■ **WHAT YOU WILL DO**
Repeat all the material exactly; pictures stay out of your copy.
* * * * * * * * *
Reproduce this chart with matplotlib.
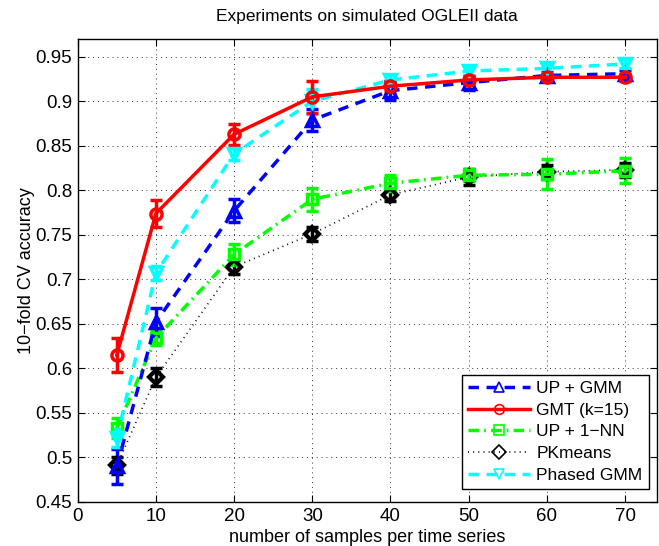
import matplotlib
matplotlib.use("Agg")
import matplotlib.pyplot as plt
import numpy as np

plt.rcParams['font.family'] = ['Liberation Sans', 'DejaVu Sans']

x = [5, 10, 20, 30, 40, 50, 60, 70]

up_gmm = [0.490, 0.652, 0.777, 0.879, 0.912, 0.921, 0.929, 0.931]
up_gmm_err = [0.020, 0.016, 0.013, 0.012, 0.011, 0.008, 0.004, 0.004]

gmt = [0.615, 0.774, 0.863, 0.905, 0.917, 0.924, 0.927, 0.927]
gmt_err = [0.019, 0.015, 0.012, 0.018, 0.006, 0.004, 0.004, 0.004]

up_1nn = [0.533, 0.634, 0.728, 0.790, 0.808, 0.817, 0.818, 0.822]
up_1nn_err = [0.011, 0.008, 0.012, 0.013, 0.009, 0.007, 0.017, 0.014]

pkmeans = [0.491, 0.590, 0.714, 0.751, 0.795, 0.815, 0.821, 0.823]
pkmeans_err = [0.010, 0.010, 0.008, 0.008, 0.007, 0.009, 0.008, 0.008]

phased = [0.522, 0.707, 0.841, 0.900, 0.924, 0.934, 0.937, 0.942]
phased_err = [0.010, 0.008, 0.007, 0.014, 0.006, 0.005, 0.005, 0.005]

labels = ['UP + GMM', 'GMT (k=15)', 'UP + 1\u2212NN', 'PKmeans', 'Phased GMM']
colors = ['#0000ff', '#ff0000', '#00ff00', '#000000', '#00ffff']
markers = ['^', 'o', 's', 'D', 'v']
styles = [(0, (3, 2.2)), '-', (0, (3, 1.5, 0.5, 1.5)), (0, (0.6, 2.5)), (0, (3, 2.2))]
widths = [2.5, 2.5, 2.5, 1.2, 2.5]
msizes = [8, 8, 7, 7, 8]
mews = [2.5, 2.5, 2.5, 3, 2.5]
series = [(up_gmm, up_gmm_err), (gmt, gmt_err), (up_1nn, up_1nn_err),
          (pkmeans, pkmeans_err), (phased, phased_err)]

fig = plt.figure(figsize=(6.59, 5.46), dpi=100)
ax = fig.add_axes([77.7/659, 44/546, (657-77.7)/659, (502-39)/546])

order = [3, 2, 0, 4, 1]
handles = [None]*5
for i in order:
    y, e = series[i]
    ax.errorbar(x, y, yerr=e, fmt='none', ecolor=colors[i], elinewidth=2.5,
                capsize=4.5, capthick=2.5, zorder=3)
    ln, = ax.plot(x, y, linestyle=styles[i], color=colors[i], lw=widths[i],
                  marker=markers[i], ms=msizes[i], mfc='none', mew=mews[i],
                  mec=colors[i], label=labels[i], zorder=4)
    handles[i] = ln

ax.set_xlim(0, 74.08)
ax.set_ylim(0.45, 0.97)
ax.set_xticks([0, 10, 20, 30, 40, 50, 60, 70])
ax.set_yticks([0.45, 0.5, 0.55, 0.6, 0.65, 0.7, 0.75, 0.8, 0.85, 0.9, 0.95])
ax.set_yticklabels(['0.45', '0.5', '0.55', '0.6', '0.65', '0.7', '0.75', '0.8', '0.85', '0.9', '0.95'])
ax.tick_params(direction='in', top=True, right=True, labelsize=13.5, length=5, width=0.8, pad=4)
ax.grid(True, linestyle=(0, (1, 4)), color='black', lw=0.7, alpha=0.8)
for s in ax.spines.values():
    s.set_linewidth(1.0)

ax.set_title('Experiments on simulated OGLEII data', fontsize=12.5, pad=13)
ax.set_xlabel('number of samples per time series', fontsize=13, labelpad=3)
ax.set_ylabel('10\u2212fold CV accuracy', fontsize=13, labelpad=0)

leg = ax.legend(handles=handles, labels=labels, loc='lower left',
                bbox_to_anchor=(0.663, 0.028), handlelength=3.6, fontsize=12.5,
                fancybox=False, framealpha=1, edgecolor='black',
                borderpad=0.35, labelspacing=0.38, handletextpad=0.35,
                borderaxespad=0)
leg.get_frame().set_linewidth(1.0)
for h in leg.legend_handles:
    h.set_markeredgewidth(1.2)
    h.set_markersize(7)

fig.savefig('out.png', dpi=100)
* * * * * * * * *
■ **SOLUTION**
Reproduce this chart with matplotlib.
import matplotlib
matplotlib.use("Agg")
import matplotlib.pyplot as plt
import numpy as np

plt.rcParams['font.family'] = ['Liberation Sans', 'DejaVu Sans']

x = [5, 10, 20, 30, 40, 50, 60, 70]

up_gmm = [0.490, 0.652, 0.777, 0.879, 0.912, 0.921, 0.929, 0.931]
up_gmm_err = [0.020, 0.016, 0.013, 0.012, 0.011, 0.008, 0.004, 0.004]

gmt = [0.615, 0.774, 0.863, 0.905, 0.917, 0.924, 0.927, 0.927]
gmt_err = [0.019, 0.015, 0.012, 0.018, 0.006, 0.004, 0.004, 0.004]

up_1nn = [0.533, 0.634, 0.728, 0.790, 0.808, 0.817, 0.818, 0.822]
up_1nn_err = [0.011, 0.008, 0.012, 0.013, 0.009, 0.007, 0.017, 0.014]

pkmeans = [0.491, 0.590, 0.714, 0.751, 0.795, 0.815, 0.821, 0.823]
pkmeans_err = [0.010, 0.010, 0.008, 0.008, 0.007, 0.009, 0.008, 0.008]

phased = [0.522, 0.707, 0.841, 0.900, 0.924, 0.934, 0.937, 0.942]
phased_err = [0.010, 0.008, 0.007, 0.014, 0.006, 0.005, 0.005, 0.005]

labels = ['UP + GMM', 'GMT (k=15)', 'UP + 1\u2212NN', 'PKmeans', 'Phased GMM']
colors = ['#0000ff', '#ff0000', '#00ff00', '#000000', '#00ffff']
markers = ['^', 'o', 's', 'D', 'v']
styles = [(0, (3, 2.2)), '-', (0, (3, 1.5, 0.5, 1.5)), (0, (0.6, 2.5)), (0, (3, 2.2))]
widths = [2.5, 2.5, 2.5, 1.2, 2.5]
msizes = [8, 8, 7, 7, 8]
mews = [2.5, 2.5, 2.5, 3, 2.5]
series = [(up_gmm, up_gmm_err), (gmt, gmt_err), (up_1nn, up_1nn_err),
          (pkmeans, pkmeans_err), (phased, phased_err)]

fig = plt.figure(figsize=(6.59, 5.46), dpi=100)
ax = fig.add_axes([77.7/659, 44/546, (657-77.7)/659, (502-39)/546])

order = [3, 2, 0, 4, 1]
handles = [None]*5
for i in order:
    y, e = series[i]
    ax.errorbar(x, y, yerr=e, fmt='none', ecolor=colors[i], elinewidth=2.5,
                capsize=4.5, capthick=2.5, zorder=3)
    ln, = ax.plot(x, y, linestyle=styles[i], color=colors[i], lw=widths[i],
                  marker=markers[i], ms=msizes[i], mfc='none', mew=mews[i],
                  mec=colors[i], label=labels[i], zorder=4)
    handles[i] = ln

ax.set_xlim(0, 74.08)
ax.set_ylim(0.45, 0.97)
ax.set_xticks([0, 10, 20, 30, 40, 50, 60, 70])
ax.set_yticks([0.45, 0.5, 0.55, 0.6, 0.65, 0.7, 0.75, 0.8, 0.85, 0.9, 0.95])
ax.set_yticklabels(['0.45', '0.5', '0.55', '0.6', '0.65', '0.7', '0.75', '0.8', '0.85', '0.9', '0.95'])
ax.tick_params(direction='in', top=True, right=True, labelsize=13.5, length=5, width=0.8, pad=4)
ax.grid(True, linestyle=(0, (1, 4)), color='black', lw=0.7, alpha=0.8)
for s in ax.spines.values():
    s.set_linewidth(1.0)

ax.set_title('Experiments on simulated OGLEII data', fontsize=12.5, pad=13)
ax.set_xlabel('number of samples per time series', fontsize=13, labelpad=3)
ax.set_ylabel('10\u2212fold CV accuracy', fontsize=13, labelpad=0)

leg = ax.legend(handles=handles, labels=labels, loc='lower left',
                bbox_to_anchor=(0.663, 0.028), handlelength=3.6, fontsize=12.5,
                fancybox=False, framealpha=1, edgecolor='black',
                borderpad=0.35, labelspacing=0.38, handletextpad=0.35,
                borderaxespad=0)
leg.get_frame().set_linewidth(1.0)
for h in leg.legend_handles:
    h.set_markeredgewidth(1.2)
    h.set_markersize(7)

fig.savefig('out.png', dpi=100)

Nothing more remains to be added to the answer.